Our crack physicists, engineers, computer programmers and caretaking staff advise that the user operates the kit as follows:

(a) insert hand of your choice in envelope;
(b) remove all posters from envelope;
(c) attach strip of adhesive tape of your choice to individual poster;
(d) affix poster/tape assembly to stationary object (eg. wall/post); and
(e) return to step (c) and repeat as desired.

Feel free to telephone our 24-hour User Support Hotline, at 1-800-PIL-GRIM should you experience any difficulties whatsoever operating the kit. Of course, Billy Pilgrim cannot accept any responsibility, blame or liability of any kind for adverse side effects or any other bad stuff at all (and we really mean it) of any nature whatsoever resulting from the operation, storage or use of the Promotional Materials Kit, including (without limiting the generality of the foregoing) nausea, drowsiness, hair loss, vomiting, acne, spontaneous human combustion, dismemberment, bad breath, rickets, leprosy, poor fashion sense, fainting spells or lack of enthusiasm for televised golf, called it, stamped it, put it in the mailbox (no takebacks).

This Kit will be the last of its kind, sadly, for Billy Pilgrim is soon to go the way of the dinosaur.
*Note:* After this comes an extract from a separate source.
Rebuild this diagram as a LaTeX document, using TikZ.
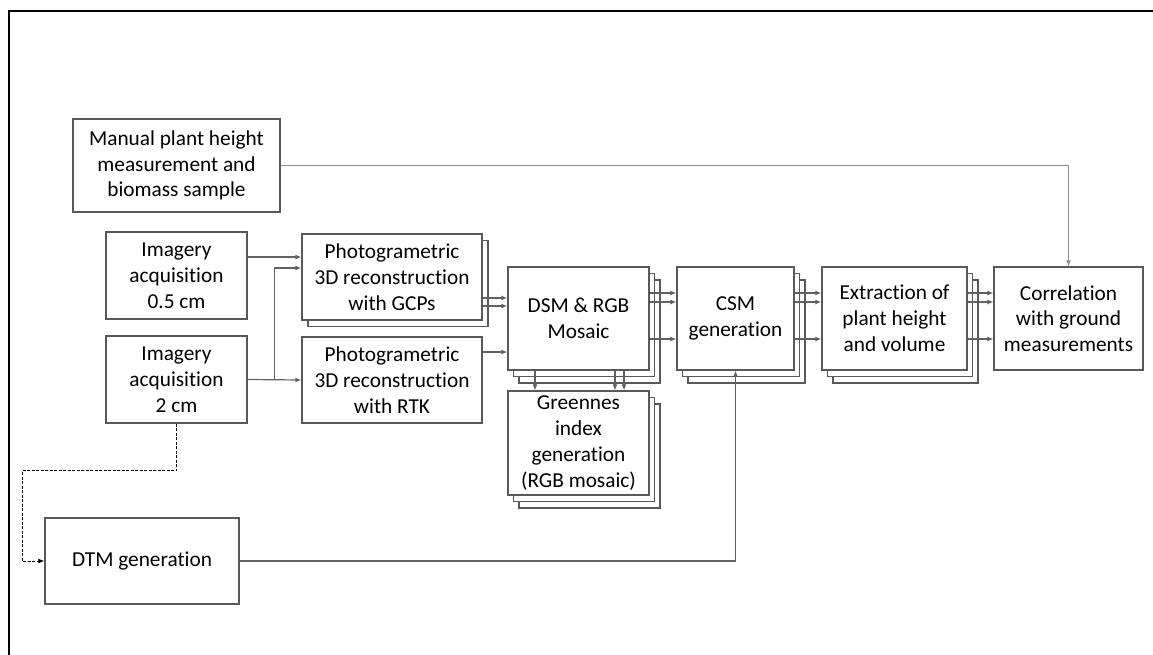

Recently, the band gathered for a week at its mountaintop retreat in the Himalayas and determined, after much meditation and some really boss pizza, that productivity in the corporate lead guitar division had been wholly unsatisfactory in the last two quarters of fiscal '94. Obviously, drastic action was needed, and Billy Pilgrim Inc. accepted with some considerable regret the resignation of Michael Williams (Vice-President in Charge of Lead Guitar Operations).

It is with great pleasure, however, that the band announces the appointment of Rui Cardoso to the V.P. (Lead Guitar Operations) post. Mr. Cardoso will also function as the band's power-play centre. Accordingly, all Billy Pilgrim rock and roll operations will cease to exist and will be amalgamated into a new, as yet un-named rock and roll enterprise, to be unveiled as of sometime during our third or fourth beer, during the second set, on April 2, 1994. We expect Her Majesty the Queen will be in attendance to launch the new band by whacking us with a bottle, so you may (or may not) wish to beef up security measures for the evening.

See you on April 2nd

Heroes in Rehab

Additional Historical Fact: Performing with Heroes (backup vocals) on that evening - Jackie Harper. Jackie is one of two additional singers that have performed with Heroes in Rehab - the other is, of course, Mary Jane Russell. The only other person who has performed lyrics on stage with Heroes in Rehab is Tim Moseley, who once performed "Wednesday" in sign language for the hearing impaired.